En la parábola de hoy vemos que el hombre rico desaprovechó las ocasiones para hacer el bien, que no tuvo compasión con los pobres, que perdió la oportunidad de ganarse amigos en el cielo con el dinero injusto, como recomienda el Señor en otra parábola (Lc 16,9). El hombre rico pasó por alto esta realidad y tal vez ni siquiera se le ocurrió compartir sus riquezas, o al menos hacerle llegar algo de lo que tenía en abundancia a aquel pobre Lázaro que estaba a su puerta.

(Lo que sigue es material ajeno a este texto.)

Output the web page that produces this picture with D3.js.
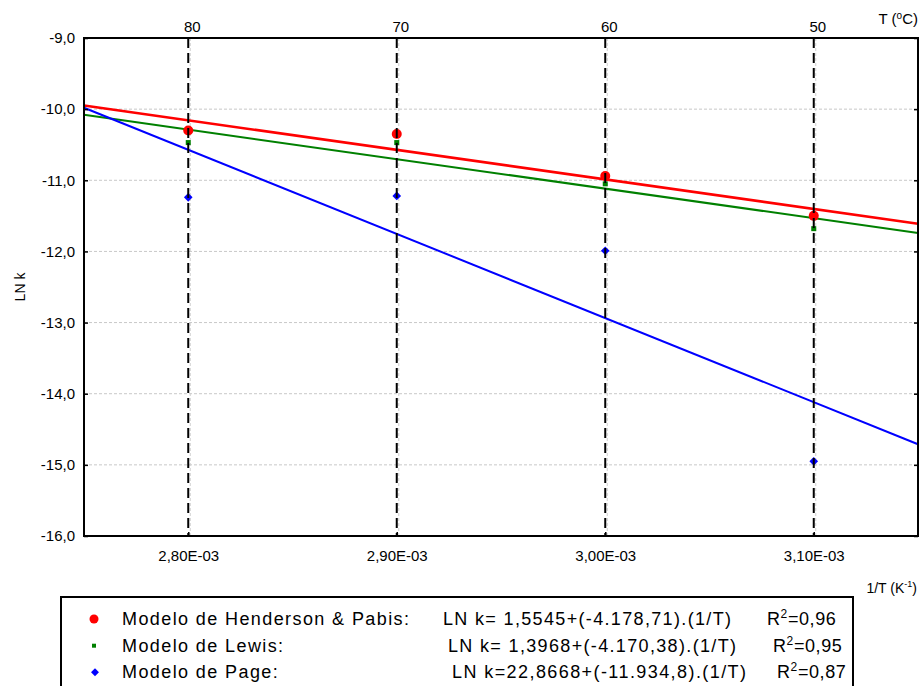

Precisamente la presencia de este Lázaro debió haberle recordado que no se debe ser rico únicamente para sí mismo. Lázaro debió haberle recordado un sentido más profundo de la vida; a saber, el de convertir el don de las riquezas –en este caso materiales– en bendición para otras personas. Era precisamente este Lázaro, echado junto a su puerta, quien hubiera podido interceder por él ante Dios en el momento de rendir cuentas de su vida, si tan sólo el rico lo hubiera mirado y se hubiera dejado tocar el corazón.

¡Qué oportunidad para hacer el bien se nos presenta a través de aquellas personas que están necesitadas de nuestra ayuda! Su existencia nos ayuda a no caer en la dureza de corazón; y, al compartir, nos sustraemos de la ilusoria y seductora atracción de las riquezas.

¡Para el hombre rico de la parábola, fue ya demasiado tarde! Después de su muerte, ya no pudo reparar lo desaprovechado. ¡He aquí una fuerte exhortación a que no perdamos el tiempo que se nos concede para hacer el bien! En efecto, cuando hacemos el bien crece nuestra alegría, porque “mayor felicidad hay en dar que en recibir” (Hch 20,35b).

Volvamos ahora al segundo punto que habíamos mencionado al inicio. El hombre rico de la parábola creía que un milagro podría preservar a sus hermanos de un destino semejante al suyo. Estaba convencido de que, si el difunto Lázaro visitaba a sus hermanos para advertirles, ellos lo escucharían.

Pero Abrahán niega tal petición. La fe no está sujeta a los milagros; sino que es un regalo y un ofrecimiento de Dios, al que se nos invita a responder. La fe es una realidad sobrenatural, pero involucra también nuestra naturaleza humana, para que el entendimiento dé su asentimiento a la fe, la voluntad se dirija a Dios y el corazón se vuelva cada vez más a Él. Los milagros podrán ayudar a consolidar la fe y ser un signo para los incrédulos; pero no hay garantía de que quien los vea, creerá.

Si obedecemos a la Sagrada Escritura y al auténtico Magisterio de la Iglesia, y si escuchamos atentamente la voz del Espíritu Santo que nos habla en nuestro interior y de muchas otras maneras, tenemos suficiente con eso. ¡Todo lo demás es añadidura! Lo esencial para poder recorrer firmemente el camino de seguimiento del Señor ya nos ha sido dado. Así, aprendemos a escuchar su voz dondequiera que se nos manifieste. Entonces estaremos escuchando a Moisés y a los profetas, y comprendiendo que todos ellos prepararon la venida del Señor.

Y, como dice el salmo, en su luz vemos la luz (Sal 36,9).